In their Wall St. Journal article, “Democrats Launch Push to Regain North Carolina,” Colleen McCain Nelson and Valerie Bauerlein preview President Obama’s joint appearance with Hillary Clnton in the swing state.

Thomas B. Edsall discusses “The Changing Face of Urban Power” in his NYT op-ed and explores an under-reported demographic development, “the migration of African-Americans from center cities to the suburbs.”

Maya Rao reports at the Minneapolis Star-Tribune that Democratic “Party leaders are urging members to conduct similar sit-ins around the country as they try to sustain the flash of hard-core activism on the gun issue.” More protest against the enablers of gun violence would be good. But why limit it to sit-ins? Might it also be a good idea for gun safety advocates to picket the homes of the politicians who have taken the most money from the NRA?

Isn’t it pathetic when big media laps up spoon-fed tidbits from the Republicans’ Benghazi nothingburger?
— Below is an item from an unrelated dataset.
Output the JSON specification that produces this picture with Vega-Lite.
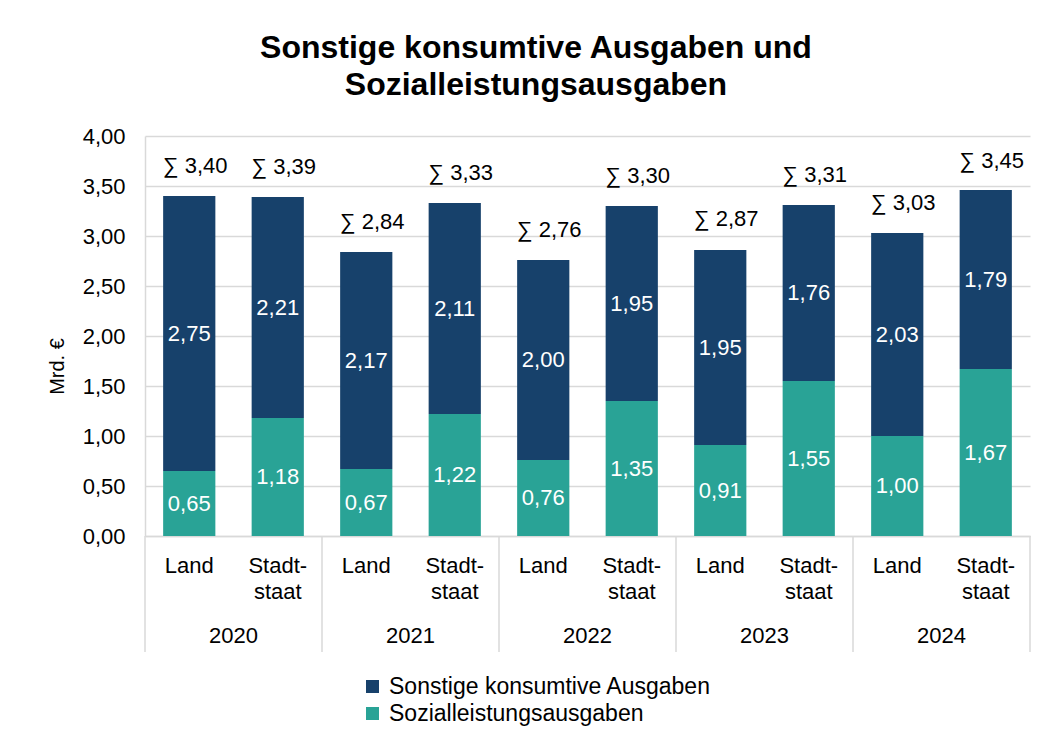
{
  "$schema": "https://vega.github.io/schema/vega-lite/v6.json",
  "autosize": {"type": "none"},
  "width": 885,
  "height": 400,
  "padding": {"left": 145, "top": 136, "right": 29, "bottom": 195},
  "background": "white",
  "config": {
    "font": "Liberation Sans",
    "view": {"stroke": null},
    "text": {"font": "Liberation Sans"}
  },
  "title": {
    "text": ["Sonstige konsumtive Ausgaben und", "Sozialleistungsausgaben"],
    "font": "Liberation Sans",
    "fontSize": 32,
    "fontWeight": "bold",
    "color": "black",
    "anchor": "middle",
    "frame": "bounds",
    "lineHeight": 37,
    "offset": 23,
    "dx": -3
  },
  "datasets": {
    "bars": [
      {"year": "2020", "typ": "Land", "key": "2020|Land", "serie": "Sozialleistungsausgaben", "ord": 0, "wert": 0.65},
      {"year": "2020", "typ": "Land", "key": "2020|Land", "serie": "Sonstige konsumtive Ausgaben", "ord": 1, "wert": 2.75},
      {"year": "2020", "typ": "Stadtstaat", "key": "2020|Stadtstaat", "serie": "Sozialleistungsausgaben", "ord": 0, "wert": 1.18},
      {"year": "2020", "typ": "Stadtstaat", "key": "2020|Stadtstaat", "serie": "Sonstige konsumtive Ausgaben", "ord": 1, "wert": 2.21},
      {"year": "2021", "typ": "Land", "key": "2021|Land", "serie": "Sozialleistungsausgaben", "ord": 0, "wert": 0.67},
      {"year": "2021", "typ": "Land", "key": "2021|Land", "serie": "Sonstige konsumtive Ausgaben", "ord": 1, "wert": 2.17},
      {"year": "2021", "typ": "Stadtstaat", "key": "2021|Stadtstaat", "serie": "Sozialleistungsausgaben", "ord": 0, "wert": 1.22},
      {"year": "2021", "typ": "Stadtstaat", "key": "2021|Stadtstaat", "serie": "Sonstige konsumtive Ausgaben", "ord": 1, "wert": 2.11},
      {"year": "2022", "typ": "Land", "key": "2022|Land", "serie": "Sozialleistungsausgaben", "ord": 0, "wert": 0.76},
      {"year": "2022", "typ": "Land", "key": "2022|Land", "serie": "Sonstige konsumtive Ausgaben", "ord": 1, "wert": 2.00},
      {"year": "2022", "typ": "Stadtstaat", "key": "2022|Stadtstaat", "serie": "Sozialleistungsausgaben", "ord": 0, "wert": 1.35},
      {"year": "2022", "typ": "Stadtstaat", "key": "2022|Stadtstaat", "serie": "Sonstige konsumtive Ausgaben", "ord": 1, "wert": 1.95},
      {"year": "2023", "typ": "Land", "key": "2023|Land", "serie": "Sozialleistungsausgaben", "ord": 0, "wert": 0.91},
      {"year": "2023", "typ": "Land", "key": "2023|Land", "serie": "Sonstige konsumtive Ausgaben", "ord": 1, "wert": 1.95},
      {"year": "2023", "typ": "Stadtstaat", "key": "2023|Stadtstaat", "serie": "Sozialleistungsausgaben", "ord": 0, "wert": 1.55},
      {"year": "2023", "typ": "Stadtstaat", "key": "2023|Stadtstaat", "serie": "Sonstige konsumtive Ausgaben", "ord": 1, "wert": 1.76},
      {"year": "2024", "typ": "Land", "key": "2024|Land", "serie": "Sozialleistungsausgaben", "ord": 0, "wert": 1.00},
      {"year": "2024", "typ": "Land", "key": "2024|Land", "serie": "Sonstige konsumtive Ausgaben", "ord": 1, "wert": 2.03},
      {"year": "2024", "typ": "Stadtstaat", "key": "2024|Stadtstaat", "serie": "Sozialleistungsausgaben", "ord": 0, "wert": 1.67},
      {"year": "2024", "typ": "Stadtstaat", "key": "2024|Stadtstaat", "serie": "Sonstige konsumtive Ausgaben", "ord": 1, "wert": 1.79}
    ],
    "sums": [
      {"key": "2020|Land", "summe": 3.40},
      {"key": "2020|Stadtstaat", "summe": 3.39},
      {"key": "2021|Land", "summe": 2.84},
      {"key": "2021|Stadtstaat", "summe": 3.33},
      {"key": "2022|Land", "summe": 2.76},
      {"key": "2022|Stadtstaat", "summe": 3.30},
      {"key": "2023|Land", "summe": 2.87},
      {"key": "2023|Stadtstaat", "summe": 3.31},
      {"key": "2024|Land", "summe": 3.03},
      {"key": "2024|Stadtstaat", "summe": 3.45}
    ],
    "years": [
      {"year": "2020", "start": "2020|Land", "mid": "2020|Stadtstaat"},
      {"year": "2021", "start": "2021|Land", "mid": "2021|Stadtstaat"},
      {"year": "2022", "start": "2022|Land", "mid": "2022|Stadtstaat"},
      {"year": "2023", "start": "2023|Land", "mid": "2023|Stadtstaat"},
      {"year": "2024", "start": "2024|Land", "mid": "2024|Stadtstaat"}
    ]
  },
  "encoding": {
    "x": {
      "field": "key",
      "type": "nominal",
      "sort": null,
      "scale": {
        "domain": ["2020|Land", "2020|Stadtstaat", "2021|Land", "2021|Stadtstaat", "2022|Land", "2022|Stadtstaat", "2023|Land", "2023|Stadtstaat", "2024|Land", "2024|Stadtstaat"],
        "paddingInner": 0,
        "paddingOuter": 0
      },
      "axis": {
        "title": null,
        "labelAngle": 0,
        "labelExpr": "indexof(datum.value, 'Land') >= 0 ? 'Land' : ['Stadt-', 'staat']",
        "labelFont": "Liberation Sans",
        "labelFontSize": 22,
        "labelColor": "black",
        "labelLineHeight": 26,
        "labelPadding": 19,
        "labelBaseline": "top",
        "ticks": false,
        "domainColor": "#d9d9d9",
        "domainWidth": 1.5
      }
    }
  },
  "layer": [
    {
      "data": {"name": "bars"},
      "transform": [
        {"stack": "wert", "groupby": ["key"], "sort": [{"field": "ord", "order": "ascending"}], "as": ["v0", "v1"]}
      ],
      "mark": {"type": "bar", "width": {"band": 0.59}},
      "encoding": {
        "y": {
          "field": "v0",
          "type": "quantitative",
          "scale": {"domain": [0, 4], "nice": false, "zero": true},
          "axis": {
            "values": [0, 0.5, 1, 1.5, 2, 2.5, 3, 3.5, 4],
            "labelExpr": "replace(format(datum.value, '.2f'), '.', ',')",
            "labelFont": "Liberation Sans",
            "labelFontSize": 22,
            "labelColor": "black",
            "labelPadding": 20,
            "ticks": false,
            "domainColor": "#d9d9d9",
            "domainWidth": 1.5,
            "gridColor": "#d9d9d9",
            "gridWidth": 1.5,
            "title": "Mrd. €",
            "titleFont": "Liberation Sans",
            "titleFontSize": 20,
            "titleFontWeight": "normal",
            "titleColor": "black",
            "titlePadding": 15,
            "titleY": 230
          }
        },
        "y2": {"field": "v1"},
        "color": {
          "field": "serie",
          "type": "nominal",
          "scale": {
            "domain": ["Sonstige konsumtive Ausgaben", "Sozialleistungsausgaben"],
            "range": ["#17416B", "#29A396"]
          },
          "legend": {
            "title": null,
            "orient": "none",
            "legendX": 216,
            "legendY": 539,
            "direction": "vertical",
            "symbolType": "square",
            "symbolSize": 170,
            "symbolStrokeWidth": 0,
            "symbolOpacity": 1,
            "labelFont": "Liberation Sans",
            "labelFontSize": 23,
            "labelColor": "black",
            "labelLimit": 0,
            "labelOffset": 5,
            "rowPadding": 3
          }
        }
      }
    },
    {
      "data": {"name": "bars"},
      "transform": [
        {"stack": "wert", "groupby": ["key"], "sort": [{"field": "ord", "order": "ascending"}], "as": ["v0", "v1"]},
        {"calculate": "(datum.v0 + datum.v1) / 2", "as": "mitte"},
        {"calculate": "replace(format(datum.wert, '.2f'), '.', ',')", "as": "etikett"}
      ],
      "mark": {"type": "text", "color": "white", "fontSize": 22, "baseline": "middle", "align": "center"},
      "encoding": {
        "y": {"field": "mitte", "type": "quantitative"},
        "text": {"field": "etikett"}
      }
    },
    {
      "data": {"name": "sums"},
      "transform": [
        {"calculate": "'∑ ' + replace(format(datum.summe, '.2f'), '.', ',')", "as": "etikett"}
      ],
      "mark": {"type": "text", "color": "black", "fontSize": 22, "baseline": "alphabetic", "align": "center", "dy": -23, "dx": 6},
      "encoding": {
        "y": {"field": "summe", "type": "quantitative"},
        "text": {"field": "etikett"}
      }
    },
    {
      "data": {"name": "years"},
      "mark": {"type": "rule", "color": "#d9d9d9", "strokeWidth": 1.5},
      "encoding": {
        "x": {"field": "start", "type": "nominal", "bandPosition": 0},
        "y": {"datum": 0, "type": "quantitative"},
        "y2": {"datum": -1.16}
      }
    },
    {
      "data": {"name": "years"},
      "transform": [{"filter": "datum.year == '2024'"}],
      "mark": {"type": "rule", "color": "#d9d9d9", "strokeWidth": 1.5},
      "encoding": {
        "x": {"field": "mid", "type": "nominal", "bandPosition": 1},
        "y": {"datum": 0, "type": "quantitative"},
        "y2": {"datum": -1.16}
      }
    },
    {
      "data": {"name": "years"},
      "mark": {"type": "text", "color": "black", "fontSize": 22, "baseline": "middle", "align": "center"},
      "encoding": {
        "x": {"field": "mid", "type": "nominal", "bandPosition": 0},
        "y": {"datum": -1.0, "type": "quantitative"},
        "text": {"field": "year"}
      }
    }
  ]
}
Erik Wemple nails the lapdogs and their GOP trainers, and dishes out this slam for Politico’s redolent role as their aggregate tipster: “…In his “Playbook” newsletter this morning, Politico’s Mike Allen alerted readers to a crop of pieces on the much-anticipated report of the House Select Committee on Benghazi: “….LOOK FOR embargoed scoops from Politico’s Rachael Bade, NBC’s Andrea Mitchell, CNN’s Jake Tapper and Dana Bash, Fox’s Bret Baier and Catherine Herridge, and Weekly Standard’s Steve Hayes…’Playbook,’ in other words, had the exclusive scoop on spoon-fed Benghazi non-scoops.”

As a friend puts it, “This is the best thing I’ve seen since Ramsay Bolton got eaten by his dogs last week on Game of Thrones.”

2 comments on “Political Strategy Notes

  1. TomL on

    I’ve often wondered why activists don’t picket a candidate’s church? Or an elected official’s church. Dubya called himself a Christion while he committeed crimes against humanity in ordering the Iraq invasion. Is there some kind of unspoken truce to leave churches alone? They often are centers of hypocracy.